Not soon enough, though. Tellingly, it is in the most female-dominated industry - the health-care sector - that the pay gap has seen an increase. While it is women who are traditionally employed in health care and the so-called “social assistance” industry, it is men who are in charge.
Across the board, there is also plenty of lip service being paid to the notion of equality as an aspiration and a goal, but often without much action to make it a reality.
"Although more employers are analysing their pay data, over 40 per cent of those who did took no action to close the gap," Ms Lyons said.
"Access to parental leave has ground to a halt. Although the proportion of women in management has increased, most senior roles, especially at the CEO level, are still dominated by men."
And yet, Ms Lyons says there’s hope in these figures, if only because they’re smaller than last year’s.

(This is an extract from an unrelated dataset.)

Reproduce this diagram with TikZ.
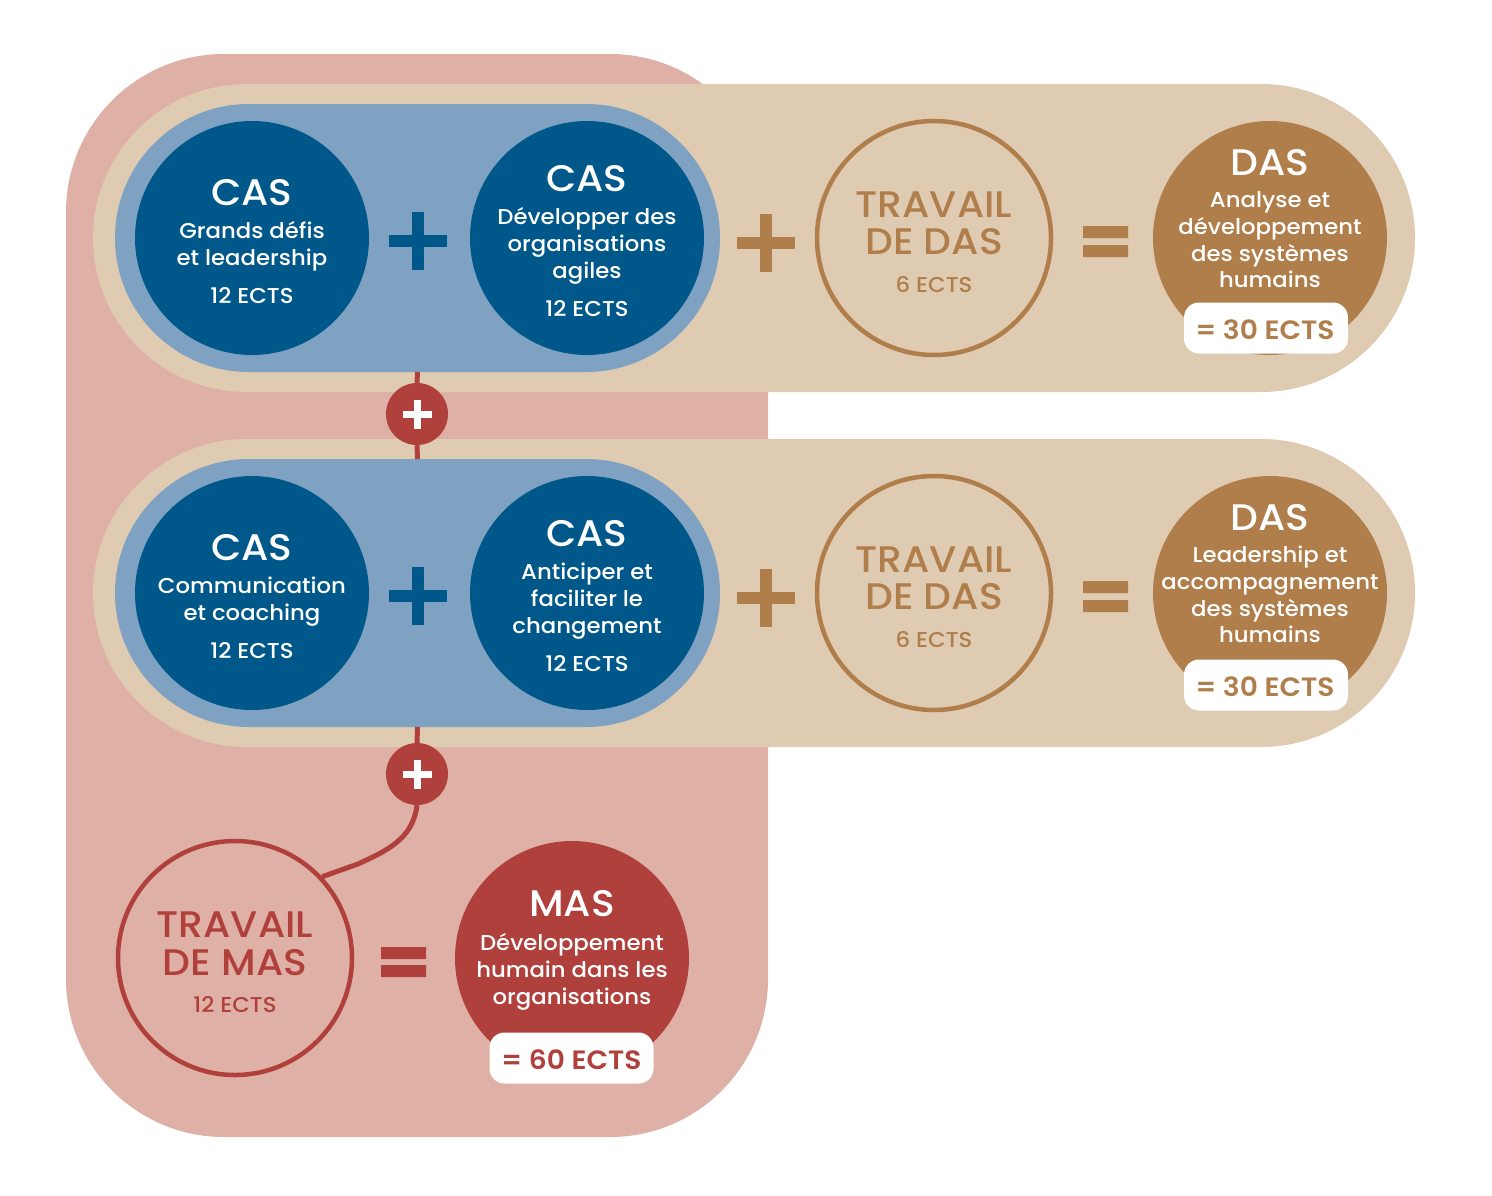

In fact, this year’s 1.1 per cent decrease in the gap was the largest yearly change recorded.
“I feel uplifted when I see the results over the five-year period, and I congratulate those organisations that have already taken steps to address the gender balance in the workplaces,” she said this week.
“But for the rest who haven’t, I encourage them to do so, and to do quickly, because otherwise they are not going to remain competitive in their industry.”
But it’s not just particular workplaces that need to work towards narrowing the gender pay gap, and Ms Lyons should be appealing to something more than mere corporate competitiveness.
All people in all walks of life will benefit once we are able to change our overall attitudes to the workplace. Although flexible working arrangements for both genders are becoming more normalised, along with family-friendly hours and more diverse voices at all levels, the numbers show that we have a long way to go before we can be proud of where we’re headed.
Crucially, it is only when women are able to move through the workplace on their own terms - rather than the long-established hierarchies and protocols that have traditionally benefited men - that things will truly change.